Problem statement
Extract the lines from the start through the line that holds "const seriousCases = [21,20,15,18,10,0];", both included, omitting all images.

Supplied information
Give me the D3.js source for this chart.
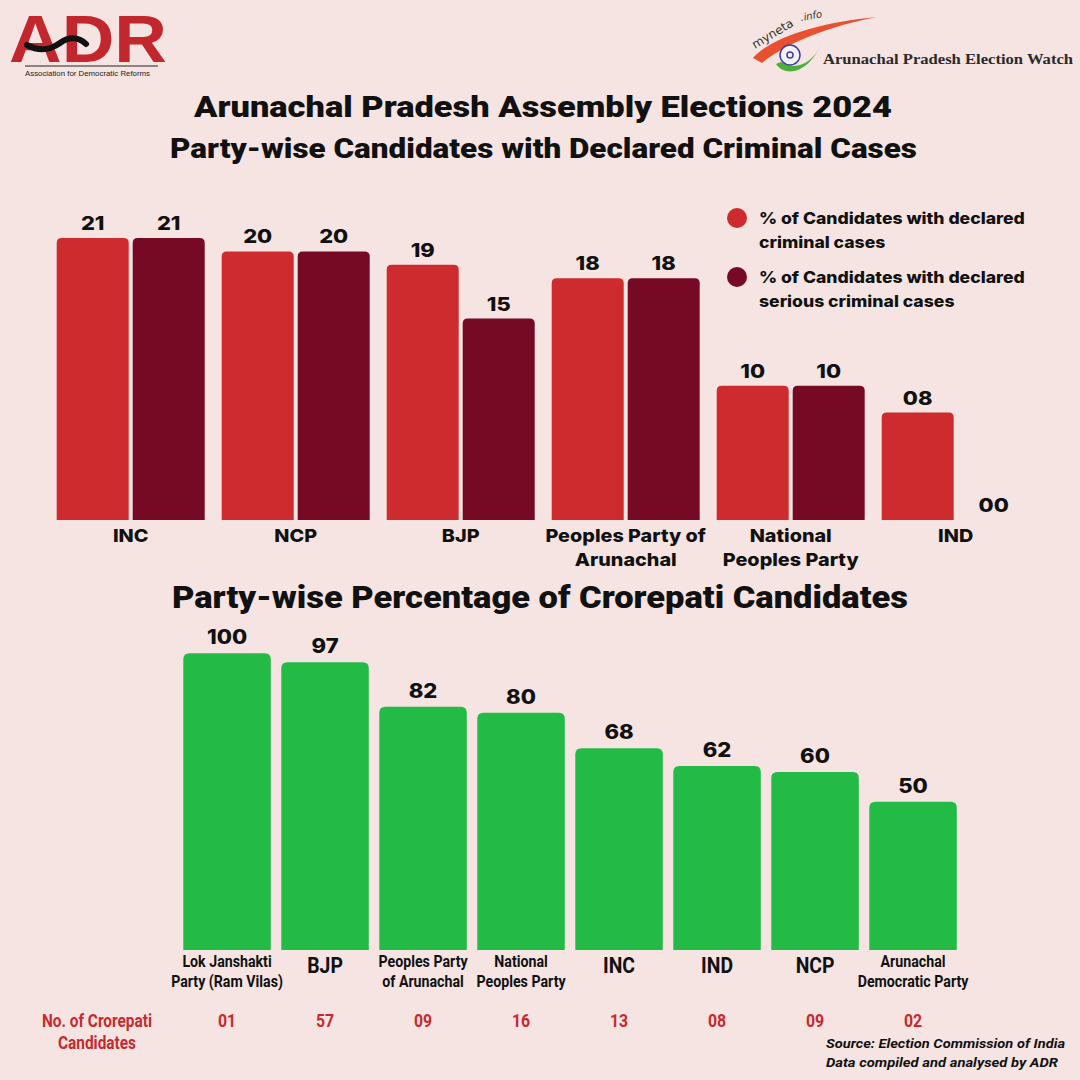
<!DOCTYPE html>
<html><head><meta charset="utf-8">
<script src="https://cdn.jsdelivr.net/npm/d3@7"></script>
<style>
html,body{margin:0;padding:0;background:#f5e4e1;}
svg{display:block;}
</style></head>
<body>
<svg id="c" width="1080" height="1080"></svg>
<script>
// ---------- DATA ----------
const crimParties = [["INC"],["NCP"],["BJP"],["Peoples Party of","Arunachal"],["National","Peoples Party"],["IND"]];
const crimSeries = ["% of Candidates with declared criminal cases","% of Candidates with declared serious criminal cases"];
const crimLegendLines = [["% of Candidates with declared","criminal cases"],["% of Candidates with declared","serious criminal cases"]];
const crimCases = [21,20,19,18,10,8];
const seriousCases = [21,20,15,18,10,0];

const croreParties = [["Lok Janshakti","Party (Ram Vilas)"],["BJP"],["Peoples Party","of Arunachal"],["National","Peoples Party"],["INC"],["IND"],["NCP"],["Arunachal","Democratic Party"]];
const crorePct = [100,97,82,80,68,62,60,50];
const croreCount = [1,57,9,16,13,8,9,2];

// ---------- STYLE ----------
const BG="#f5e4e1", RED="#cd2b2e", MAROON="#760a25", GREEN="#23bb46", TXTRED="#c62a30";
const WIDE="Inter, 'DejaVu Sans', sans-serif";
const COND="Roboto, 'Liberation Sans', sans-serif";
const fmt = d3.format("02d");

const svg = d3.select("#c");
svg.append("rect").attr("width",1080).attr("height",1080).attr("fill",BG);

function scaleText(sel,f){ sel.each(function(){ const l=this.getComputedTextLength(); d3.select(this).attr("textLength",l*f).attr("lengthAdjust","spacingAndGlyphs"); }); }
function topRound(x,y,w,h,r){ if(h<=0) return ""; r=Math.min(r,h); return `M${x},${y+h}V${y+r}Q${x},${y} ${x+r},${y}H${x+w-r}Q${x+w},${y} ${x+w},${y+r}V${y+h}Z`; }

// ---------- LOGOS ----------
const adr = svg.append("g");
adr.append("text").attr("x",9).attr("y",62).attr("font-family","'Liberation Sans',Arial,sans-serif")
  .attr("font-size",66).attr("font-weight",700).attr("fill","#c1272d").attr("textLength",158).attr("lengthAdjust","spacingAndGlyphs").text("ADR");
adr.append("path").attr("d","M27,45 C40,52 50,50 60,43 C68,37 78,36 86,44").attr("fill","none").attr("stroke","#111").attr("stroke-width",6).attr("stroke-linecap","round");
adr.append("line").attr("x1",25).attr("x2",158).attr("y1",66).attr("y2",66).attr("stroke","#222").attr("stroke-width",1);
adr.append("text").attr("x",25).attr("y",76).attr("font-family","'Liberation Sans',Arial,sans-serif").attr("font-size",7.5).attr("fill","#222")
  .attr("textLength",125).attr("lengthAdjust","spacingAndGlyphs").text("Association for Democratic Reforms");

const mn = svg.append("g");
mn.append("path").attr("d","M753,58 C770,38 820,22 877,17 C830,26 788,42 762,63 Z").attr("fill","#e8502f");
mn.append("path").attr("d","M776,64 C784,76 806,76 821,45 C812,64 795,71 781,62 Z").attr("fill","#4caf3c");
mn.append("circle").attr("cx",790).attr("cy",55).attr("r",10).attr("fill","#f3f0f8").attr("stroke","#3d3f99").attr("stroke-width",1.5);
mn.append("circle").attr("cx",790).attr("cy",55).attr("r",3).attr("fill","none").attr("stroke","#3d3f99").attr("stroke-width",1.5);
mn.append("text").attr("transform","translate(755,49) rotate(-31)").attr("font-family","'DejaVu Sans',sans-serif").attr("font-size",12).attr("fill","#333").text("myneta");
mn.append("text").attr("transform","translate(801,21) rotate(-10)").attr("font-family","'DejaVu Sans',sans-serif").attr("font-style","italic").attr("font-size",10).attr("fill","#333").text(".info");
mn.append("text").attr("x",823).attr("y",64).attr("font-family","'Liberation Serif',serif").attr("font-weight",700).attr("font-size",15).attr("fill","#2a2a2a")
  .attr("textLength",250).attr("lengthAdjust","spacingAndGlyphs").text("Arunachal Pradesh Election Watch");

// ---------- TITLES ----------
function title(txt,x0,x1,y,size){
  svg.append("text").attr("x",x0).attr("y",y).attr("font-family",COND).attr("font-weight",900).attr("font-size",size)
    .attr("fill","#111").attr("textLength",x1-x0).attr("lengthAdjust","spacingAndGlyphs").text(txt);
}
title("Arunachal Pradesh Assembly Elections 2024",194,892,117,29);
title("Party-wise Candidates with Declared Criminal Cases",170,917,158,27);
title("Party-wise Percentage of Crorepati Candidates",172,908,608,31);

// ---------- CHART 1 ----------
const c1 = svg.append("g");
const x0 = d3.scaleBand().domain(d3.range(crimParties.length)).range([56.7,1029.7]).paddingInner(17/165).paddingOuter(0);
const x1 = d3.scaleBand().domain([0,1]).range([0,x0.bandwidth()]).paddingInner(4/76).paddingOuter(0);
const y1 = d3.scaleLinear().domain([0,21]).range([520,238]);
const colors1 = [RED,MAROON];
const rows1 = crimParties.map((p,i)=>({i,vals:[crimCases[i],seriousCases[i]]}));
const grp = c1.selectAll("g.grp").data(rows1).join("g").attr("transform",d=>`translate(${x0(d.i)},0)`);
grp.selectAll("path").data(d=>d.vals.map((v,k)=>({v,k}))).join("path")
  .attr("d",d=>topRound(x1(d.k),y1(d.v),x1.bandwidth(),y1(0)-y1(d.v),5)).attr("fill",d=>colors1[d.k]);
grp.selectAll("text.val").data(d=>d.vals.map((v,k)=>({v,k}))).join("text").attr("class","val")
  .attr("x",d=>x1(d.k)+x1.bandwidth()/2).attr("y",d=>y1(d.v)-8).attr("text-anchor","middle")
  .attr("font-family",WIDE).attr("font-weight",800).attr("font-size",19).attr("fill","#111").text(d=>fmt(d.v))
  .call(scaleText,1.15);
rows1.forEach(d=>{
  const cx=x0(d.i)+x0.bandwidth()/2;
  crimParties[d.i].forEach((ln,j)=>c1.append("text").attr("x",cx).attr("y",542+j*24).attr("text-anchor","middle")
    .attr("font-family",WIDE).attr("font-weight",800).attr("font-size",18).attr("fill","#111").text(ln).call(scaleText,1.1));
});

// legend
const lg = svg.append("g");
crimSeries.forEach((s,k)=>{
  const yy = 218 + k*59;
  lg.append("circle").attr("cx",737).attr("cy",yy).attr("r",10).attr("fill",colors1[k]);
  crimLegendLines[k].forEach((ln,j)=>lg.append("text").attr("x",759).attr("y",yy+6+j*24)
    .attr("font-family",WIDE).attr("font-weight",800).attr("font-size",16).attr("fill","#111").text(ln).call(scaleText,1.1));
});

// ---------- CHART 2 ----------
const c2 = svg.append("g");
const xb = d3.scaleBand().domain(d3.range(croreParties.length)).range([183.3,956.8]).paddingInner(10.5/98).paddingOuter(0);
const y2 = d3.scaleLinear().domain([0,100]).range([950,653.3]);
c2.selectAll("path").data(crorePct).join("path")
  .attr("d",(v,i)=>topRound(xb(i),y2(v),xb.bandwidth(),y2(0)-y2(v),6)).attr("fill",GREEN);
c2.selectAll("text.val").data(crorePct).join("text").attr("class","val")
  .attr("x",(v,i)=>xb(i)+xb.bandwidth()/2).attr("y",v=>y2(v)-9).attr("text-anchor","middle")
  .attr("font-family",WIDE).attr("font-weight",800).attr("font-size",19.5).attr("fill","#111").text(v=>v)
  .call(scaleText,1.13);
croreParties.forEach((d,i)=>{
  const cx=xb(i)+xb.bandwidth()/2;
  if(d.length===1){
    c2.append("text").attr("x",cx).attr("y",973).attr("text-anchor","middle").attr("font-family",COND).attr("font-weight",700)
      .attr("font-size",22).attr("fill","#111").text(d[0]).call(scaleText,0.88);
  } else {
    d.forEach((ln,j)=>c2.append("text").attr("x",cx).attr("y",967+j*20).attr("text-anchor","middle").attr("font-family",COND).attr("font-weight",700)
      .attr("font-size",16.5).attr("fill","#111").text(ln).call(scaleText,0.86));
  }
});

// counts row
const cnt = svg.append("g");
cnt.selectAll("text").data(croreCount).join("text")
  .attr("x",(v,i)=>xb(i)+xb.bandwidth()/2).attr("y",1027).attr("text-anchor","middle")
  .attr("font-family",COND).attr("font-weight",700).attr("font-size",18).attr("fill",TXTRED).text(v=>fmt(v))
  .call(scaleText,0.88);
["No. of Crorepati","Candidates"].forEach((ln,j)=>cnt.append("text").attr("x",97).attr("y",1027+j*22).attr("text-anchor","middle")
  .attr("font-family",COND).attr("font-weight",700).attr("font-size",17.5).attr("fill",TXTRED).text(ln).call(scaleText,0.88));

// source
const src = svg.append("g").attr("font-family",COND).attr("font-weight",700).attr("font-style","italic").attr("font-size",13).attr("fill","#111");
src.append("text").attr("x",826).attr("y",1048).attr("textLength",239).attr("lengthAdjust","spacingAndGlyphs").text("Source: Election Commission of India");
src.append("text").attr("x",826).attr("y",1067).attr("textLength",232).attr("lengthAdjust","spacingAndGlyphs").text("Data compiled and analysed by ADR");
</script>
</body></html>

Exercise output
Give me the D3.js source for this chart.
<!DOCTYPE html>
<html><head><meta charset="utf-8">
<script src="https://cdn.jsdelivr.net/npm/d3@7"></script>
<style>
html,body{margin:0;padding:0;background:#f5e4e1;}
svg{display:block;}
</style></head>
<body>
<svg id="c" width="1080" height="1080"></svg>
<script>
// ---------- DATA ----------
const crimParties = [["INC"],["NCP"],["BJP"],["Peoples Party of","Arunachal"],["National","Peoples Party"],["IND"]];
const crimSeries = ["% of Candidates with declared criminal cases","% of Candidates with declared serious criminal cases"];
const crimLegendLines = [["% of Candidates with declared","criminal cases"],["% of Candidates with declared","serious criminal cases"]];
const crimCases = [21,20,19,18,10,8];
const seriousCases = [21,20,15,18,10,0];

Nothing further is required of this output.